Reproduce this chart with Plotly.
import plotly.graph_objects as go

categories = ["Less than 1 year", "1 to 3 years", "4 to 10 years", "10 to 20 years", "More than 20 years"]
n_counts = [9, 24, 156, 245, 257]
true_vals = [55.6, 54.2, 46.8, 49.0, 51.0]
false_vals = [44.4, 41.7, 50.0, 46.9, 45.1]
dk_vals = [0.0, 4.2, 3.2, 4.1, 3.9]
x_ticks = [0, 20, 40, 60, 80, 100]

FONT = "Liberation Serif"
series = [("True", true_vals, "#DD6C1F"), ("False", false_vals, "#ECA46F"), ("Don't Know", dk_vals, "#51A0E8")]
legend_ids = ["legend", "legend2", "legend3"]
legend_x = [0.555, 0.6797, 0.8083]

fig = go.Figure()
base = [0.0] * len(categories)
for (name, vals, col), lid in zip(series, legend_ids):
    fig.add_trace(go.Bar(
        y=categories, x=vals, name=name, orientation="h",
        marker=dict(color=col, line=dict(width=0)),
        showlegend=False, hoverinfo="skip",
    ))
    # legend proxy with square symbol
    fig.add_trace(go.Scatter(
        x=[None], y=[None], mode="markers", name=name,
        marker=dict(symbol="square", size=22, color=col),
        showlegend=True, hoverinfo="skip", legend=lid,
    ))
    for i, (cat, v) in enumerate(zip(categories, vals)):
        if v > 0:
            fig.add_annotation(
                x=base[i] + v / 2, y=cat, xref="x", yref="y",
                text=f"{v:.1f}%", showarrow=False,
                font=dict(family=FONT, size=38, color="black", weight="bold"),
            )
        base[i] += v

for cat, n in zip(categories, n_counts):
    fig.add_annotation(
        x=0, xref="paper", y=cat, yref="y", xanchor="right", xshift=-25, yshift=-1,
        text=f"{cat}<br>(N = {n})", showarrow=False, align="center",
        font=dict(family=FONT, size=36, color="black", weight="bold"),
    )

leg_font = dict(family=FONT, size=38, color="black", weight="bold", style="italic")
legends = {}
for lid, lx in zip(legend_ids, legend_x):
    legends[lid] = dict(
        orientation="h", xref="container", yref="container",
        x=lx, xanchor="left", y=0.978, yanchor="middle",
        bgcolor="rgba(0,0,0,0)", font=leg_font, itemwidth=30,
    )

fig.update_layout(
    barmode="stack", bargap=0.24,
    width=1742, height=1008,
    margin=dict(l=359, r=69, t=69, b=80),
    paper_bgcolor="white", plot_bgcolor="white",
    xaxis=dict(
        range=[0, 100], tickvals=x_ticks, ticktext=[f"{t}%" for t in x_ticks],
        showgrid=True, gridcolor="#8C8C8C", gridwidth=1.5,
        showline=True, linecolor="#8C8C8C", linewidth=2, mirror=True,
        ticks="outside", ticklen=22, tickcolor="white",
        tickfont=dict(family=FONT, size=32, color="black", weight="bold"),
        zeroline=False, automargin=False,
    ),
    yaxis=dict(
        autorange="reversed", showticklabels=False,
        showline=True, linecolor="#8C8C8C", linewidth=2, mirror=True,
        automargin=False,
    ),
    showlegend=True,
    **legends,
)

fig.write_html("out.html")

------------------------

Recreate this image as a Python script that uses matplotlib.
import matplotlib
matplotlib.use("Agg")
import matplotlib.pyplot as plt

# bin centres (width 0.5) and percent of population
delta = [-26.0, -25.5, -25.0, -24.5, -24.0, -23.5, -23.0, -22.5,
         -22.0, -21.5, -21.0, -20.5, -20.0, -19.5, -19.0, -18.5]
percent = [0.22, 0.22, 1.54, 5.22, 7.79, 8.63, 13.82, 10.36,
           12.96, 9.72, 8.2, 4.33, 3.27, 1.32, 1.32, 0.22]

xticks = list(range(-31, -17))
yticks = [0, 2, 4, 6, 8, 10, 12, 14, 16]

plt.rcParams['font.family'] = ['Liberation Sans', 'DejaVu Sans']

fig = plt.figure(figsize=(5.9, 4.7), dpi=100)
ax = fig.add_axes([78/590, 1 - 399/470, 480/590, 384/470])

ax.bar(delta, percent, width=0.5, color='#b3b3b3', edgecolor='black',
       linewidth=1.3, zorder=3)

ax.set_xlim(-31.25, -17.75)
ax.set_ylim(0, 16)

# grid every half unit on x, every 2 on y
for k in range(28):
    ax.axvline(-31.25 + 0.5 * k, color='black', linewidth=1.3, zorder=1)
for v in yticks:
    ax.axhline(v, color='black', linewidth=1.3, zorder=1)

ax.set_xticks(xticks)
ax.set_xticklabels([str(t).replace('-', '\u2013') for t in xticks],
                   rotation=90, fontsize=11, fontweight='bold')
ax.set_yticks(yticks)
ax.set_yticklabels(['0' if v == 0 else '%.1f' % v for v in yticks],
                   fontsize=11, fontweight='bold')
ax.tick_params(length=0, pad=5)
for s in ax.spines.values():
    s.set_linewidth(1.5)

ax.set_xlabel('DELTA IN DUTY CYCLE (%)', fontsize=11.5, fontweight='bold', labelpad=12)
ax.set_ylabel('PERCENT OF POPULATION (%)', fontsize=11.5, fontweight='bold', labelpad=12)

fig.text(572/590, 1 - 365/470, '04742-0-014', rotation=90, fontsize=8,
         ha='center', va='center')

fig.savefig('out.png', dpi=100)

------------------------

■ Problem ■
Nothing but the lines from the line that contains "Reproduce this chart with Plotly." through the line that contains "x_ticks = [0, 20, 40, 60, 80, 100]" should be given again, each exactly as it stands, both ends included.

■ Correct answer ■
Reproduce this chart with Plotly.
import plotly.graph_objects as go

categories = ["Less than 1 year", "1 to 3 years", "4 to 10 years", "10 to 20 years", "More than 20 years"]
n_counts = [9, 24, 156, 245, 257]
true_vals = [55.6, 54.2, 46.8, 49.0, 51.0]
false_vals = [44.4, 41.7, 50.0, 46.9, 45.1]
dk_vals = [0.0, 4.2, 3.2, 4.1, 3.9]
x_ticks = [0, 20, 40, 60, 80, 100]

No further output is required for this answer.